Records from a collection
------------------------------------------------------------
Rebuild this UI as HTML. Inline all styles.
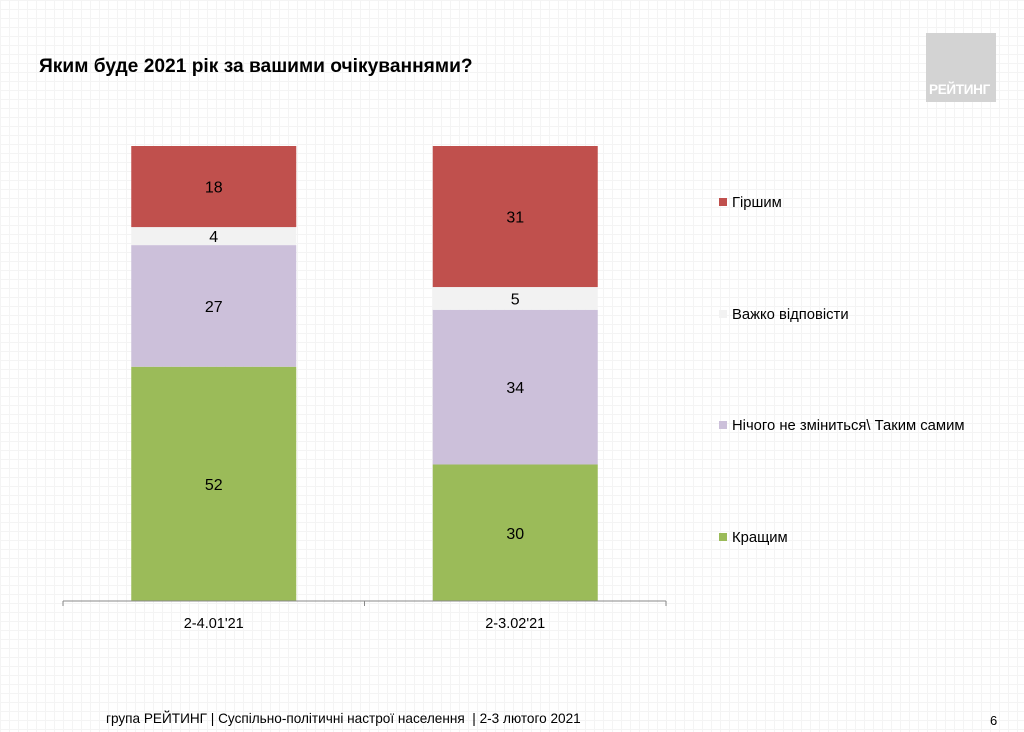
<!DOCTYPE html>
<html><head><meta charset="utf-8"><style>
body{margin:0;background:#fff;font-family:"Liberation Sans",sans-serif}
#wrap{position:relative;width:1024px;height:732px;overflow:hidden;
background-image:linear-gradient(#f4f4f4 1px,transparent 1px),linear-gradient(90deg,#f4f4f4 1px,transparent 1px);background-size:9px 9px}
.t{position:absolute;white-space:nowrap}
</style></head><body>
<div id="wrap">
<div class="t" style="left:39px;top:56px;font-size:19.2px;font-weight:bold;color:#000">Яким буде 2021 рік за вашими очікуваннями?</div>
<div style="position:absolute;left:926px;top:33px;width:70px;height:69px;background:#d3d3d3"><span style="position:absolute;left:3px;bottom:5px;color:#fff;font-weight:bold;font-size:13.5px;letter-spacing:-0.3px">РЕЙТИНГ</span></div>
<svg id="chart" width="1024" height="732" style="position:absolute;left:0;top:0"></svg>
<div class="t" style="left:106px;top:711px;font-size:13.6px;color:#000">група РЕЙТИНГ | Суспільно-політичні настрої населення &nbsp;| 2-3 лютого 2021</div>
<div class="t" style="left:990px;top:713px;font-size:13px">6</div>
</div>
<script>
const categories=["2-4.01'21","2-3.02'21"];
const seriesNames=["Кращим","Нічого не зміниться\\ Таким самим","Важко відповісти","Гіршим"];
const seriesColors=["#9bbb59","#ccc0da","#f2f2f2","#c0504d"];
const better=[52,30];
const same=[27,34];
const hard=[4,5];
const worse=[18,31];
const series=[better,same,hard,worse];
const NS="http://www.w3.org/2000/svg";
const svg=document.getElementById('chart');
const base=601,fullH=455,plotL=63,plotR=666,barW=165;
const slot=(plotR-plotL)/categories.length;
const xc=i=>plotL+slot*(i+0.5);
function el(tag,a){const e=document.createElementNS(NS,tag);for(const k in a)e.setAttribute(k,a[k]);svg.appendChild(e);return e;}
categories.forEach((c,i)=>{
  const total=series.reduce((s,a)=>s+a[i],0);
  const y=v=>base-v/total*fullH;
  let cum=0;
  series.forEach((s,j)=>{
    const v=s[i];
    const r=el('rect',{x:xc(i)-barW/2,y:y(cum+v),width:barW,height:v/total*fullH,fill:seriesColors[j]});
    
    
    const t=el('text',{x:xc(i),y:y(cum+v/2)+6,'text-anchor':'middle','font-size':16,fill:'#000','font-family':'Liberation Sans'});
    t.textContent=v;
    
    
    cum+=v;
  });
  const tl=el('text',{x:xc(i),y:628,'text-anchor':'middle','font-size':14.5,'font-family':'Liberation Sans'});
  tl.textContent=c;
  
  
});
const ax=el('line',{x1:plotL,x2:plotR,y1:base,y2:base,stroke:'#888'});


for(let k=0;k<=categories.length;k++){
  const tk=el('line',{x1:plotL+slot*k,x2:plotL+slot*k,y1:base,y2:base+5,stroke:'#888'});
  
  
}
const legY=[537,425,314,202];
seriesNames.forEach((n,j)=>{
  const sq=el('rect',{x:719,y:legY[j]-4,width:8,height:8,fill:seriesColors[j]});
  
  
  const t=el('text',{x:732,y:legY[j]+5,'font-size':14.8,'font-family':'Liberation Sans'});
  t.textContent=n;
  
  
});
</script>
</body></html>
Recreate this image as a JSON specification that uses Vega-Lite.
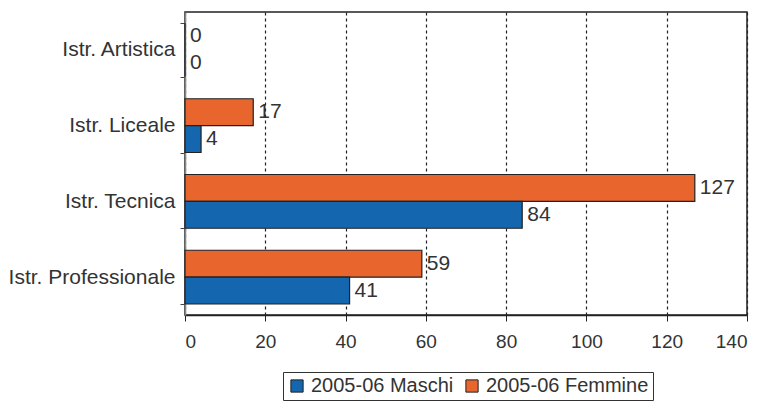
------------------------------------------------------------
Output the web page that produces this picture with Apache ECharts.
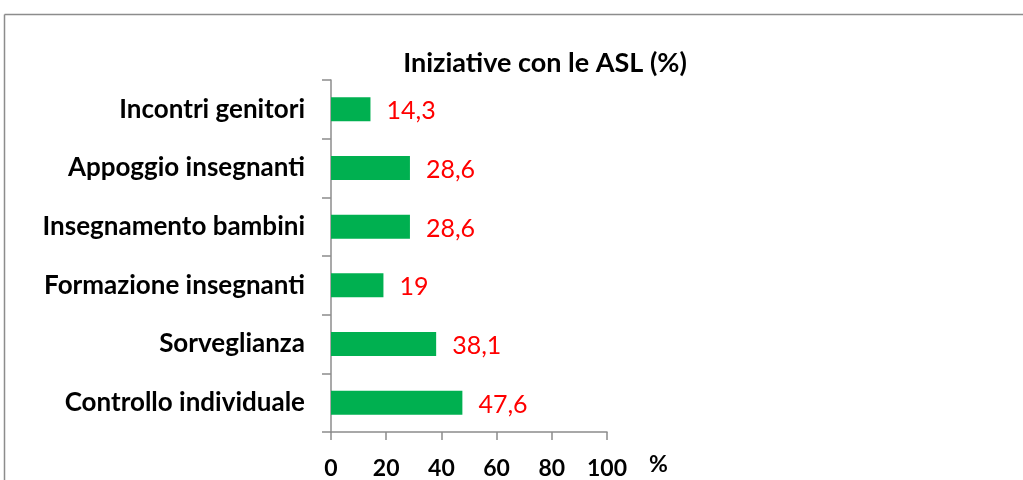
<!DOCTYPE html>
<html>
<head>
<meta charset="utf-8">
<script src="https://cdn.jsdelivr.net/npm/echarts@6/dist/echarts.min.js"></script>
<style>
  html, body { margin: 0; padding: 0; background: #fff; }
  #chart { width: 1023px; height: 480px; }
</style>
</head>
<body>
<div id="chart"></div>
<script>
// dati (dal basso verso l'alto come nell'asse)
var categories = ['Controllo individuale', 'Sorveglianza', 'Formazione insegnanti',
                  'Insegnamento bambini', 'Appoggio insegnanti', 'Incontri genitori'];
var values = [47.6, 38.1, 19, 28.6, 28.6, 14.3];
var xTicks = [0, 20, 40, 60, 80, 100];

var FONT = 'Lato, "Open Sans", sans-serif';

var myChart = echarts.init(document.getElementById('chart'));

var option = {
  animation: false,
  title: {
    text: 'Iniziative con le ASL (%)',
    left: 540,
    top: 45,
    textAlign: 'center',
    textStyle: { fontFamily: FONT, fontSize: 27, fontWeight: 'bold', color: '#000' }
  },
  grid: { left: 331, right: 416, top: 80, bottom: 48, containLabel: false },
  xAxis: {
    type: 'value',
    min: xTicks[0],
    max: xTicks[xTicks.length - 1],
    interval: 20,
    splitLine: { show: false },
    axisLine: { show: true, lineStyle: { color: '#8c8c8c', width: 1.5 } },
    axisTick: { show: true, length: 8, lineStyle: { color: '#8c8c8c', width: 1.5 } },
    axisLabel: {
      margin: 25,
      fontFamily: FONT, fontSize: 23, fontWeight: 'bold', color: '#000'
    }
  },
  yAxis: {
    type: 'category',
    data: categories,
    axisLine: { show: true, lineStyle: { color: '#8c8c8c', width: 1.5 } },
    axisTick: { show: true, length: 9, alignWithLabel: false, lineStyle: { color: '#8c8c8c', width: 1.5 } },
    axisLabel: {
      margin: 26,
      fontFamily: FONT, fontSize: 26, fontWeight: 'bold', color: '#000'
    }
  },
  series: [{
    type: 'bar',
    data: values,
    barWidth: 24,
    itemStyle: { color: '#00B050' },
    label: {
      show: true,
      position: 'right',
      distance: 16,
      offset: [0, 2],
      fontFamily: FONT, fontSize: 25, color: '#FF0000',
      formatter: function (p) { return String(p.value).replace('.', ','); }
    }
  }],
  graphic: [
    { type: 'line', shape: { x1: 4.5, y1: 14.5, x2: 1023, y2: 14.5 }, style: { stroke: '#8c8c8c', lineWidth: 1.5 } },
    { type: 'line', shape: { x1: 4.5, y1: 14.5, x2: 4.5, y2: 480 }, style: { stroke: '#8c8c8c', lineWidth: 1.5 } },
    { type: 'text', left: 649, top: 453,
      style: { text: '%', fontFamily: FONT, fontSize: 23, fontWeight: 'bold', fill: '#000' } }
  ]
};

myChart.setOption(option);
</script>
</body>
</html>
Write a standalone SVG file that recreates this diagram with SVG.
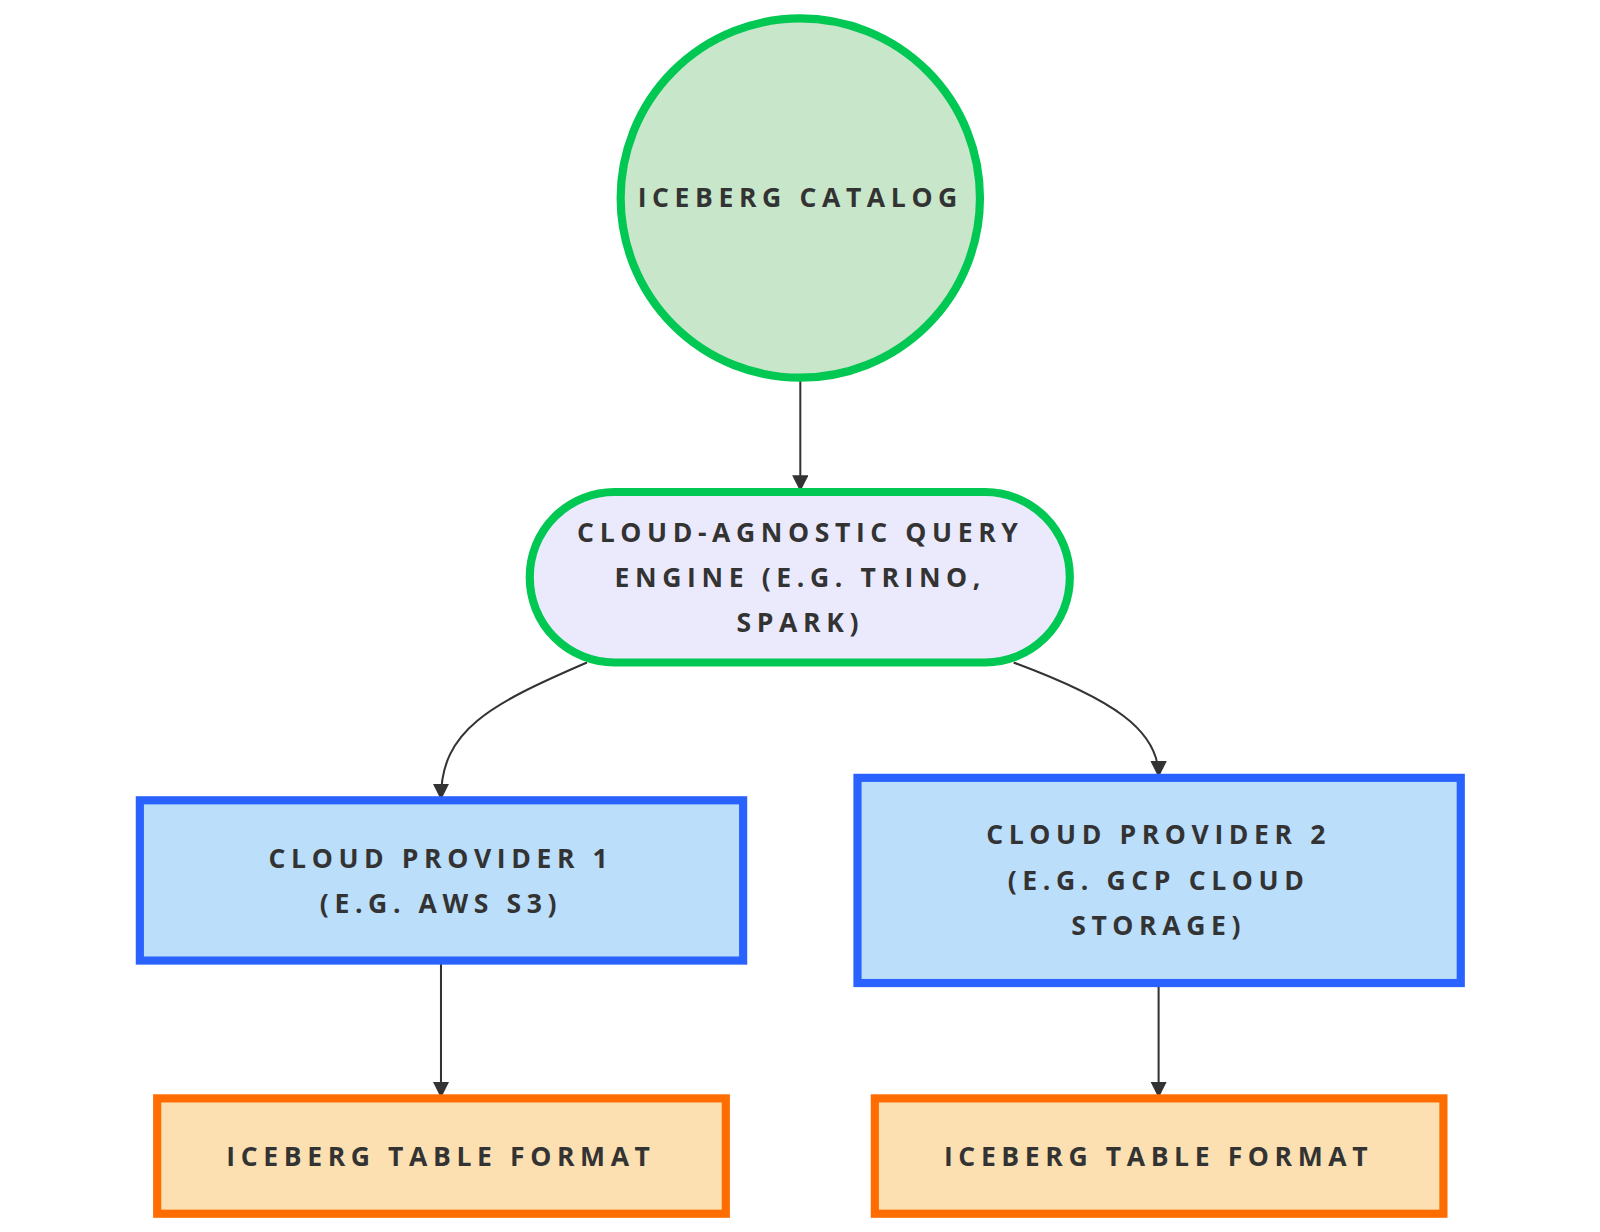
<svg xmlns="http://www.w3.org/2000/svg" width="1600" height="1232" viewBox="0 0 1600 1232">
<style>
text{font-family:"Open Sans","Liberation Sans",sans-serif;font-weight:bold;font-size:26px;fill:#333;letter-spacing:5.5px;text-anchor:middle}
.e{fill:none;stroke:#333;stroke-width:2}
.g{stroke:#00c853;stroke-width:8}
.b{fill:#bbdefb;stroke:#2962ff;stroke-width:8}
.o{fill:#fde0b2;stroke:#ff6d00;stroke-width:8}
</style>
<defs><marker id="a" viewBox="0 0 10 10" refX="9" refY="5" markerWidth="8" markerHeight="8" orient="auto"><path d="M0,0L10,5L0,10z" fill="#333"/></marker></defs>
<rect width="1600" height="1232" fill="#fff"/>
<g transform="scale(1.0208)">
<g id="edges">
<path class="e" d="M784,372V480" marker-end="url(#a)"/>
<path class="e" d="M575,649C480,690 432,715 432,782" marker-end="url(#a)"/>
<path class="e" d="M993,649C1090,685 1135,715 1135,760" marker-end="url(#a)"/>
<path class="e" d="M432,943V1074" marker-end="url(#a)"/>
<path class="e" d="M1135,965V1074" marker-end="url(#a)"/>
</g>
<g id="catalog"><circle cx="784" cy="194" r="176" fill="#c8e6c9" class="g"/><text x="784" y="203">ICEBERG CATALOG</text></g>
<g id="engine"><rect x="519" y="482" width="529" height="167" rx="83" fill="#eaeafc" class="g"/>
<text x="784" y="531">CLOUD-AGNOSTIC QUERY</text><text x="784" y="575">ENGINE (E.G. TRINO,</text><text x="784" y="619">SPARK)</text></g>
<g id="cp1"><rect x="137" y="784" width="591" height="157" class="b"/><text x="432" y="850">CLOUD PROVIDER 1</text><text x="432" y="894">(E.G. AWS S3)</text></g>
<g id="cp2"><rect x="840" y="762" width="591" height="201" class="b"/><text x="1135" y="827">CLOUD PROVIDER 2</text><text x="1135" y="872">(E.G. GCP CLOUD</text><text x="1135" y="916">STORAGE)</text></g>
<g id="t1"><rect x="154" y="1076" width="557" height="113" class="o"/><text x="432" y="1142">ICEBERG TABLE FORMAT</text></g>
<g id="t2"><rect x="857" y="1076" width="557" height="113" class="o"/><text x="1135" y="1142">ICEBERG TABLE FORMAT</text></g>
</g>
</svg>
------------------------------------------------------------
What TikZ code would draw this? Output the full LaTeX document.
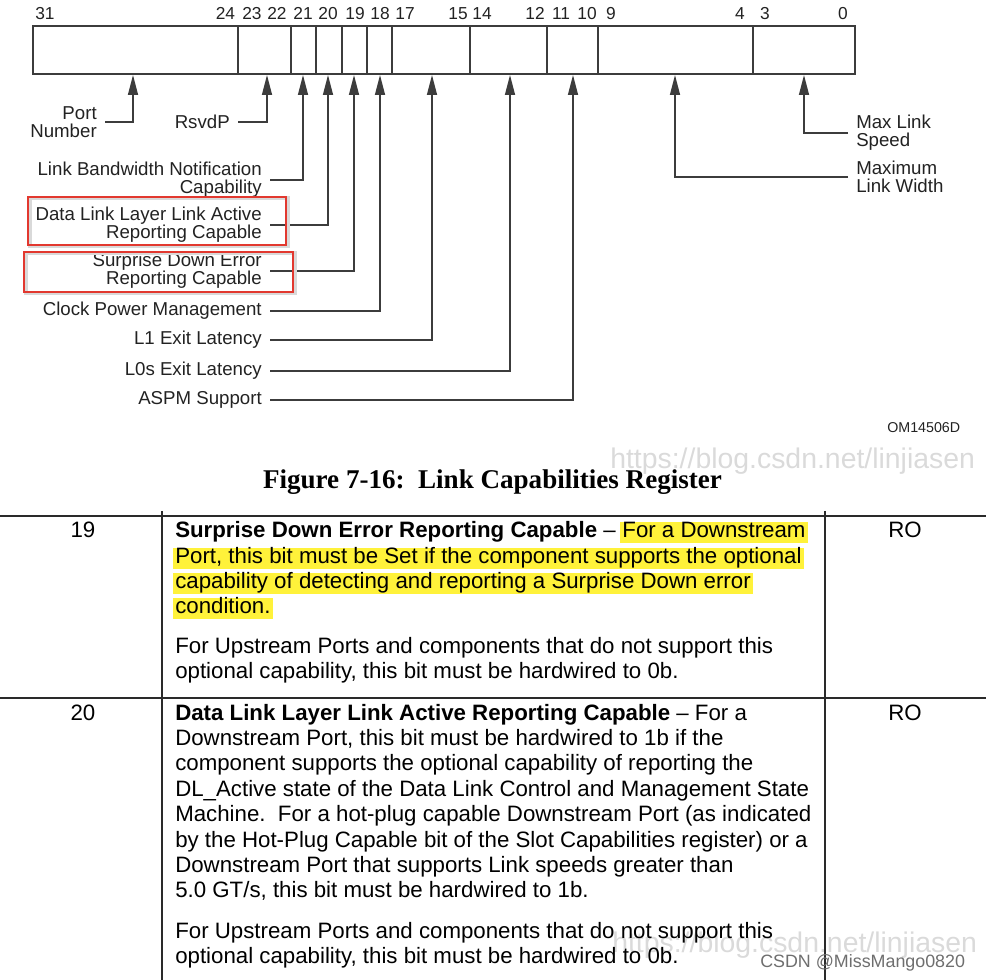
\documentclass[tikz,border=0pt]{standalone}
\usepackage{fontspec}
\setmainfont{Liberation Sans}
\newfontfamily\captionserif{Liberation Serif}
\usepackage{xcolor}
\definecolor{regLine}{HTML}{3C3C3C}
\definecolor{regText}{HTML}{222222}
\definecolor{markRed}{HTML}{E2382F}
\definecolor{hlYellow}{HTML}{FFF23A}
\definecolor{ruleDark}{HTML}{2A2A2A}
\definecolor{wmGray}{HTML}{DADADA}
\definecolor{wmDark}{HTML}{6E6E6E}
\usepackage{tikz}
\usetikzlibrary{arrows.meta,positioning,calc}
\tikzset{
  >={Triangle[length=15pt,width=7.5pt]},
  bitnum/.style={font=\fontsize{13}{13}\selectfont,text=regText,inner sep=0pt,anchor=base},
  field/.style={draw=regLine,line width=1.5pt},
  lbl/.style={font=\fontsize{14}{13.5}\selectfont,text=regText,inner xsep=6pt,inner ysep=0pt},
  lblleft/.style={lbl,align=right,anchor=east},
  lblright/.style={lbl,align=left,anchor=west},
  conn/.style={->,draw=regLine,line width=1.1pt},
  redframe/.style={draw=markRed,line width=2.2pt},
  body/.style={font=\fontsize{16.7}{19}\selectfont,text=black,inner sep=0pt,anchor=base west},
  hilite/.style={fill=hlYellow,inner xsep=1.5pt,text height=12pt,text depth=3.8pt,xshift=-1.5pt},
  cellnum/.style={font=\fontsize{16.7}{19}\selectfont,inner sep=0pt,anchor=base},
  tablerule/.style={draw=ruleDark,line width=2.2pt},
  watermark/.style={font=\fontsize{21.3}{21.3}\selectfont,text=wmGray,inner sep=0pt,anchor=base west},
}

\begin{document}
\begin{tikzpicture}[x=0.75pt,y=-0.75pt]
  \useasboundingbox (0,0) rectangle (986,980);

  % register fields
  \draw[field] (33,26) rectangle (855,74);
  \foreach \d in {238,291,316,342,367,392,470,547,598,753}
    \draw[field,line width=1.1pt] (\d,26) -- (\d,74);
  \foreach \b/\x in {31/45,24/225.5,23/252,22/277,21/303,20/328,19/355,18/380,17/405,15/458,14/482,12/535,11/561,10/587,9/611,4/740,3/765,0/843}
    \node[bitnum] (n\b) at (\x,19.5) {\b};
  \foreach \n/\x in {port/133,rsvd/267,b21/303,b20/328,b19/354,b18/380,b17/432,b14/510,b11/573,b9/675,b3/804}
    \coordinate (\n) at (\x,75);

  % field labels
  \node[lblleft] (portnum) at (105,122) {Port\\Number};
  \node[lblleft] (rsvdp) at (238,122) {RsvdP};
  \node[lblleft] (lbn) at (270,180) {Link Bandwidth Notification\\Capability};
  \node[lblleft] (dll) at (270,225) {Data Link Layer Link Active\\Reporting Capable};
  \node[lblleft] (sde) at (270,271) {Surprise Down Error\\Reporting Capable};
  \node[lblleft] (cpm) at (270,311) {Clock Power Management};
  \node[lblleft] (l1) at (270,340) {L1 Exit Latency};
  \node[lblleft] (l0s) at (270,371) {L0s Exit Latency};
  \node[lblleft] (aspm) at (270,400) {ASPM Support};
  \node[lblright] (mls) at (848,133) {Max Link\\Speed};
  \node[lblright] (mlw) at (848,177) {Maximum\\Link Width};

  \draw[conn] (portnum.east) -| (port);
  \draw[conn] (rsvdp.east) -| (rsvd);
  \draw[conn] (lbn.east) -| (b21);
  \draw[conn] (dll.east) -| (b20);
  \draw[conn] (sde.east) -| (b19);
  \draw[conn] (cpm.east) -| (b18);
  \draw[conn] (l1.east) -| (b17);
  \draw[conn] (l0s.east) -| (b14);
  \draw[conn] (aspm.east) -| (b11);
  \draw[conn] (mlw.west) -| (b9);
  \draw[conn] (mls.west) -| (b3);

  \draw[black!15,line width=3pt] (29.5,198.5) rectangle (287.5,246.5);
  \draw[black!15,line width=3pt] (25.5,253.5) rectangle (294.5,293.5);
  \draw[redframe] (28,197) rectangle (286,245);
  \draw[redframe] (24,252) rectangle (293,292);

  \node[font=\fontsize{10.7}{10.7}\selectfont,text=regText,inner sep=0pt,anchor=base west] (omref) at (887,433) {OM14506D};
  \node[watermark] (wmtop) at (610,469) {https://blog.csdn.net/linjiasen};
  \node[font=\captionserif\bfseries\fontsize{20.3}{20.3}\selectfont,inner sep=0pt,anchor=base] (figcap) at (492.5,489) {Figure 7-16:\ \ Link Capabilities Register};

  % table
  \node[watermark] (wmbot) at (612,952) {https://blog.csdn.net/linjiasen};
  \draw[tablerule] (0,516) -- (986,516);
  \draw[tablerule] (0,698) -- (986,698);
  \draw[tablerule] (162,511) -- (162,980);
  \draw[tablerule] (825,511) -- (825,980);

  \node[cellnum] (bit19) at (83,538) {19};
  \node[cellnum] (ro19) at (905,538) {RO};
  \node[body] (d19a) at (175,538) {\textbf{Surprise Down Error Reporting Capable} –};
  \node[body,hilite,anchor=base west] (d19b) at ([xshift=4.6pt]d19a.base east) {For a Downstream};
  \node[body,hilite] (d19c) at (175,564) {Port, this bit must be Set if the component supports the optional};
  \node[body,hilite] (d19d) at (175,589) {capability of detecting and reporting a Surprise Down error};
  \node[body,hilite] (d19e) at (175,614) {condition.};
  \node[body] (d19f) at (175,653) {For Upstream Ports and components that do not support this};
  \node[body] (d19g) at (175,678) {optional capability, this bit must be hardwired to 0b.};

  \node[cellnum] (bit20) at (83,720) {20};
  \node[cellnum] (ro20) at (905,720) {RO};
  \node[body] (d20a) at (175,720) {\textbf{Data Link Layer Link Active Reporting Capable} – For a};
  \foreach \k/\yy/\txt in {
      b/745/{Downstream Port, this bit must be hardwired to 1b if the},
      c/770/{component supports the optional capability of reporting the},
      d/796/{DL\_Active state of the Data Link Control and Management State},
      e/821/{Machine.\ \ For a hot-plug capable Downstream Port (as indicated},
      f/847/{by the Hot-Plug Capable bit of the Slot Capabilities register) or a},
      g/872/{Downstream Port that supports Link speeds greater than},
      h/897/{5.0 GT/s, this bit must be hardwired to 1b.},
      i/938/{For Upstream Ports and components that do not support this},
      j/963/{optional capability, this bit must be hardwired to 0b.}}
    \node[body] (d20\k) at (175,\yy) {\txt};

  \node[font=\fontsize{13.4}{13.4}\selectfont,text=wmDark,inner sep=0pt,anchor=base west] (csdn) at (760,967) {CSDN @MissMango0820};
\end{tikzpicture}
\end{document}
------------------------------------------------------------
The request: Tally the lines containing "image". Provide the number without any other words.

The response: 2